Stated problem: Can you find the lines of the listing that include "this" and copy every one?

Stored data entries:
════════════════

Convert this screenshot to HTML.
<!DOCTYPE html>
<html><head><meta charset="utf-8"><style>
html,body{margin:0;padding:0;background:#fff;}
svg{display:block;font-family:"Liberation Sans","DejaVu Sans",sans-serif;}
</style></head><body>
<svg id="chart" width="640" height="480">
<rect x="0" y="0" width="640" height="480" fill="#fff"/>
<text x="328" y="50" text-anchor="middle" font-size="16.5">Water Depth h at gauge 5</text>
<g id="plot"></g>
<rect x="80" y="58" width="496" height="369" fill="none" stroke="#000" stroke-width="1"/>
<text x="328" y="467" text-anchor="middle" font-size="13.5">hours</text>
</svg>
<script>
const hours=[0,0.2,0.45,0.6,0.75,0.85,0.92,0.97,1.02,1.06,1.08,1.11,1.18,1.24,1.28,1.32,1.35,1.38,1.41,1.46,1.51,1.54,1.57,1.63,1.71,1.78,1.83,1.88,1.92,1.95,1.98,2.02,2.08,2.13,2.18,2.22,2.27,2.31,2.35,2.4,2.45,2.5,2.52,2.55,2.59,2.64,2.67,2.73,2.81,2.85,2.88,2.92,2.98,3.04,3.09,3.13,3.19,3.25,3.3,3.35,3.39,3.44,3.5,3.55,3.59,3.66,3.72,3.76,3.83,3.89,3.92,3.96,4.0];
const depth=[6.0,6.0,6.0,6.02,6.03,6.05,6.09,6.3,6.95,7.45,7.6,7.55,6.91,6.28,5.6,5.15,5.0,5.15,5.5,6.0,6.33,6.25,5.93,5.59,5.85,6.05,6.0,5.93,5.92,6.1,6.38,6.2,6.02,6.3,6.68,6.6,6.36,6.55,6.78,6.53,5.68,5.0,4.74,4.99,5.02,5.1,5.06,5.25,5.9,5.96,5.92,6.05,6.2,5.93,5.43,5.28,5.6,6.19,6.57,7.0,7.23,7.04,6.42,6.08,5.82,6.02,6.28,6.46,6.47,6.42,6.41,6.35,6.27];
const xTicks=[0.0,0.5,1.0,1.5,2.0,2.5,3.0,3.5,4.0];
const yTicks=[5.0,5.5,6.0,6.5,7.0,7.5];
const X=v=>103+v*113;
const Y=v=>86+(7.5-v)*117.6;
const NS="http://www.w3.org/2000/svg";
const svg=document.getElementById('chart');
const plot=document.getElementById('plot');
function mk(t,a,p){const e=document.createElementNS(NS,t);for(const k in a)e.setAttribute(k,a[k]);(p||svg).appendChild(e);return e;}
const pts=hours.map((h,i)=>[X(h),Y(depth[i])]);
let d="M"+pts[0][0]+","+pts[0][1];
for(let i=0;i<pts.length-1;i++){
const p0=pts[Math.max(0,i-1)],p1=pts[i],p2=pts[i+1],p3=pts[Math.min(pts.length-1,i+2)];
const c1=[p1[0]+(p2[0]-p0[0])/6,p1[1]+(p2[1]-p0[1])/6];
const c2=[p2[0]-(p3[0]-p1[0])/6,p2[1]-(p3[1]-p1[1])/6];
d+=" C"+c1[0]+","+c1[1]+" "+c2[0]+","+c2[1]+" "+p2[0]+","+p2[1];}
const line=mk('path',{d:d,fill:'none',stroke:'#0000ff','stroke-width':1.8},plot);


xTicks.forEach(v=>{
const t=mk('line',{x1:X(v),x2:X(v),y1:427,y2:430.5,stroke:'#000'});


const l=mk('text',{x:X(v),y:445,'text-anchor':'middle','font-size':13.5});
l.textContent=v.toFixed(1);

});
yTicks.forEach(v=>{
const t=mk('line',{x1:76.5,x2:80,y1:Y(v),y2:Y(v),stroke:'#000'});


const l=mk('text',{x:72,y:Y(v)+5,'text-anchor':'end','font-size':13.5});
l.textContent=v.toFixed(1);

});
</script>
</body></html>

════════════════

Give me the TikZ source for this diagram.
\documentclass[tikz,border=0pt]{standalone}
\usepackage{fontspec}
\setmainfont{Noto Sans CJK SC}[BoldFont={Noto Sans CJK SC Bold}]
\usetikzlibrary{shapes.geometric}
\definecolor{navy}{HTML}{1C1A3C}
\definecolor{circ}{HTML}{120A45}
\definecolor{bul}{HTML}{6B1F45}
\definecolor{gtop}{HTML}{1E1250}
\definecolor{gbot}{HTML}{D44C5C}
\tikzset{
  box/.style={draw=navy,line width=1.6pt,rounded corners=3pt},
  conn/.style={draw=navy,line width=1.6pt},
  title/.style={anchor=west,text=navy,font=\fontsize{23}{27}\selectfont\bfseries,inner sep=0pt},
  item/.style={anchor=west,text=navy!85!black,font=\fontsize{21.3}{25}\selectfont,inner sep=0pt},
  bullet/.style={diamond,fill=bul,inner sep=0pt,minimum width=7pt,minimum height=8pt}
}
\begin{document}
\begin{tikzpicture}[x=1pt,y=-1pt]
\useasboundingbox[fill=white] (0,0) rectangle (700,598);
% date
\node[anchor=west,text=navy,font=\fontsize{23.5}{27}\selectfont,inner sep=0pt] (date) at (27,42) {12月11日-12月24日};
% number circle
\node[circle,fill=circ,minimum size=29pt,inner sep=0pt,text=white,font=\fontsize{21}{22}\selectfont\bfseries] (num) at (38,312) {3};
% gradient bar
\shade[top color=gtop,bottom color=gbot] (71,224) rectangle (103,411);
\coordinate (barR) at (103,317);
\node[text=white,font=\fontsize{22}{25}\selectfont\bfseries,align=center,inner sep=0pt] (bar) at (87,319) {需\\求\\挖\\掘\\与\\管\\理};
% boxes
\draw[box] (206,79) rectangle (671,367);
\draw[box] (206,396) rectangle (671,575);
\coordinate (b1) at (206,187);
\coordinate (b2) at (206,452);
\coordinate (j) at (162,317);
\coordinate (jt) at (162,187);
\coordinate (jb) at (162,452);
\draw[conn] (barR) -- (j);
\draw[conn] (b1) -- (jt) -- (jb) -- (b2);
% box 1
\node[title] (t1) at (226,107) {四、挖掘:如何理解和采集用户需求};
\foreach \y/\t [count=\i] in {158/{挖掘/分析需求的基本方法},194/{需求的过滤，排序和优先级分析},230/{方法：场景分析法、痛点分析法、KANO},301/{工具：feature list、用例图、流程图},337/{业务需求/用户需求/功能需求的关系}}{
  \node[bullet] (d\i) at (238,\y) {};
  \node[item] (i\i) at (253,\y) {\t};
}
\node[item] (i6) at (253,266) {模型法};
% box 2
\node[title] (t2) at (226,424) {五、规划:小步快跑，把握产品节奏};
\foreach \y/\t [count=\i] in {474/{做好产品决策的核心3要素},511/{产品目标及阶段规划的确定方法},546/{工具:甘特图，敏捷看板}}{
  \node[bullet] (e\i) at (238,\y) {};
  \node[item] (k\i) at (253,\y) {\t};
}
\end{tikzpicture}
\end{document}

════════════════

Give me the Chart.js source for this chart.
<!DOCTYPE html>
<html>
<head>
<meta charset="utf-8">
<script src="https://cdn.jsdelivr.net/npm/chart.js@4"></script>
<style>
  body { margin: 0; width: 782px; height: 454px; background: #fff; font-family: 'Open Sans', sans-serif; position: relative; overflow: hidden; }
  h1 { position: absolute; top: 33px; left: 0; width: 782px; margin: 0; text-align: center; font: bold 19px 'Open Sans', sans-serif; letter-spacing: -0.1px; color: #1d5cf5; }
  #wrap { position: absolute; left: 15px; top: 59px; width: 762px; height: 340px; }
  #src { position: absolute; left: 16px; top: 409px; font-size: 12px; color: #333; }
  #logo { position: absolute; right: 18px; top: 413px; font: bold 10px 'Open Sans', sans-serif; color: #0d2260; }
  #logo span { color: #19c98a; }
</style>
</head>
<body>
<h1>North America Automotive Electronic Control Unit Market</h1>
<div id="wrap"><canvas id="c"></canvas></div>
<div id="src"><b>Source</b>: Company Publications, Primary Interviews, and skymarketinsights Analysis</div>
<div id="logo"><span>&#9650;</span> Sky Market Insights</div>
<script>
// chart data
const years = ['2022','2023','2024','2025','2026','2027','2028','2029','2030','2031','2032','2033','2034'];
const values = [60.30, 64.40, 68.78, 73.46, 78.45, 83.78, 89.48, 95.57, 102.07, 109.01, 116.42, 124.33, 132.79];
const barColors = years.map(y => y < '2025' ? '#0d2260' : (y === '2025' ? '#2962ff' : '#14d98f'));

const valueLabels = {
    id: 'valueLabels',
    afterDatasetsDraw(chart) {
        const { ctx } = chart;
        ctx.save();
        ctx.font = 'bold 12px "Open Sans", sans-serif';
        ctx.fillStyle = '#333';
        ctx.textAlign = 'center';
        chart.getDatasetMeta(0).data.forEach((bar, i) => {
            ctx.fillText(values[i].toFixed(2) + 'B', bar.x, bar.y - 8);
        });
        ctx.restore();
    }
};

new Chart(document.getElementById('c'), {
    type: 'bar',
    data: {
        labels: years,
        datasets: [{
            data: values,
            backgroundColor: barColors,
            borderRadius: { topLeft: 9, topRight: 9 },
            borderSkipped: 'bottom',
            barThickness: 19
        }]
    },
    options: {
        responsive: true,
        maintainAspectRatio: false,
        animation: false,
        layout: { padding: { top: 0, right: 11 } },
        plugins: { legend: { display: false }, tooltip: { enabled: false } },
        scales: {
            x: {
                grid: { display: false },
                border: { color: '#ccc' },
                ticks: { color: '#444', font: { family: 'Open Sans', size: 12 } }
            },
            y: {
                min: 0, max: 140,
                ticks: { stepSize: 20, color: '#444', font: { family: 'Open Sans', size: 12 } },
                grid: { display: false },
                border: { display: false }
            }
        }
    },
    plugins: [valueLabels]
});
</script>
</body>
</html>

════════════════

The solution:
Convert this screenshot to HTML.
Give me the TikZ source for this diagram.
Give me the Chart.js source for this chart.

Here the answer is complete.